Newt Gingrich blasts fellow right-wingers for dissing Nelson Mandela

Newt Gingrich

For all of his faults, former House Speaker Newt Gingrich has a curious knack for making sense every once in a while — sometimes even courageously.

Such is the case with the passing of Nelson Mandela, as Ta-Nahisi Coates explains HERE:

I think this is a fairly noteworthy statement from Newt Gingrich on Mandela’s passing that should get some airing. Gingrich is addressing the rather disgraceful response to Mandela’s passing that we’ve seen in some quarters:

Some of the people who are most opposed to oppression from Washington attack Mandela when he was opposed to oppression in his own country. After years of preaching non-violence, using the political system, making his case as a defendant in court, Mandela resorted to violence against a government that was ruthless and violent in its suppression of free speech.

As Americans we celebrate the farmers at Lexington and Concord who used force to oppose British tyranny. We praise George Washington for spending eight years in the field fighting the British Army’s dictatorial assault on our freedom.

Patrick Henry said, “Give me liberty or give me death.”

Thomas Jefferson wrote and the Continental Congress adopted that “all men are created equal, and they are endowed by their Creator with certain unalienable rights, among which are life, liberty, and the pursuit of happiness.”

Doesn’t this apply to Nelson Mandela and his people?

Some conservatives say, ah, but he was a communist.

Actually Mandela was raised in a Methodist school, was a devout Christian, turned to communism in desperation only after South Africa was taken over by an extraordinarily racist government determined to eliminate all rights for blacks.

I would ask of his critics: where were some of these conservatives as allies against tyranny? Where were the masses of conservatives opposing Apartheid?

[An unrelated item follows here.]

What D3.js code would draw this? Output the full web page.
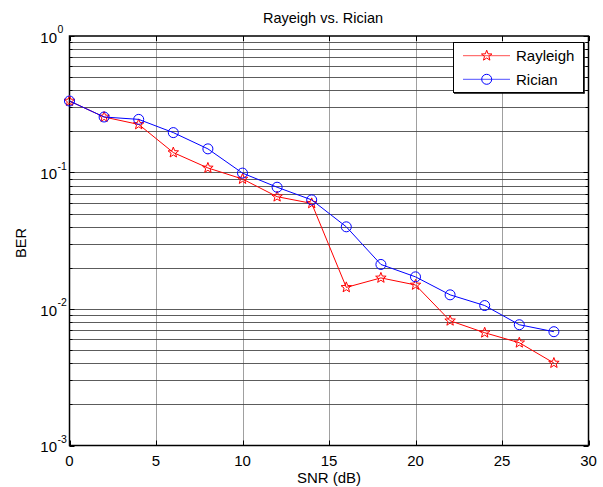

In a desperate struggle against an overpowering government, you accept the allies you have just as Washington was grateful for a French monarchy helping him defeat the British.

I think it’s important to note that Gingrich’s position here is not particularly new. This is not an attempt to rewrite history, or claim someone in death whom Gingrich opposed in life. Newt Gingrich was among a cadre of conservatives who opposed the mainstream conservative stance on apartheid and ultimately helped override Reagan’s unconscionable veto of sanctions. At the time, Gingrich was allied with a group of young conservatives including Vin Weber looking to challenge Republican orthodoxy on South Africa. “South Africa has been able to depend on conservatives to treat them with benign neglect,” said Weber. “We served notice that, with the emerging generation of conservative leadership, that is not going to be the case.”


1 Comment

  1. Here’s more of Newt. Blasting those who think that Ronald Reagan turned a blind eye to Apartheid.


    After the surprisingly harsh response from some conservatives to my statement honoring President Nelson Mandela, I replied last week with a question to his critics: What would you have done, in his place, faced with a crushing apartheid regime determined to eliminate all rights for your race?

    Mandela, I pointed out, was fighting for the same freedoms we in America defend most forcefully. Those who don’t want to honor him seem to judge by a double standard.

    These critics on the right, however, are a relatively minor group. We heard no major conservative leaders or publications repeating their misguided claims.

    Compare that with the crass manner in which the mainstream left has seized on Mandela’s death to smear Ronald Reagan as having somehow “embraced” apartheid.

    Many of the Mandela remembrances have noted Reagan’s veto of economic sanctions against South Africa as well as the State Department’s addition of the African National Congress to the terrorist list — saying this proves Reagan supported apartheid.

    As someone who at the time was immersed in the debate over South Africa as a member of Congress, I can attest that this is a slanderous mischaracterization of the Reagan policy.

    Reagan’s chief concern in South Africa was to prevent the country from falling to communism, a priority in line with his chief foreign policy goal worldwide. But Reagan was also part of a new generation of conservatives who were committed to confronting apartheid after decades of what was frankly a disappointing lack of courage on the American right.

    Gathering for Mandela’s memorial A few dozen Republicans in Congress, I among them, were some of the first conservatives to approach the problem seriously. The climax of our effort in the House was passing economic sanctions against South Africa. As many liberal commentators have noted in the past few days, Reagan vetoed that bill, only to have Congress override his veto.

    But Reagan’s critics are wrong to say his opposition to economic sanctions made him pro-apartheid. He disagreed with our group of activist Republicans in Congress over tactics, not over the aim of ending the institution. The President was absolutely committed to that goal, even if some of our other conservative colleagues were not.

    Reagan “detested” apartheid, as he wrote in his diary and said publicly, but thought sanctions would be counterproductive to ending it. In particular, he believed punishing South Africa economically would only have “hurt the very blacks we’re trying to help.” This was a position Reagan shared with Gatsha Buthelezi, the head of the Zulus, among other black South Africans.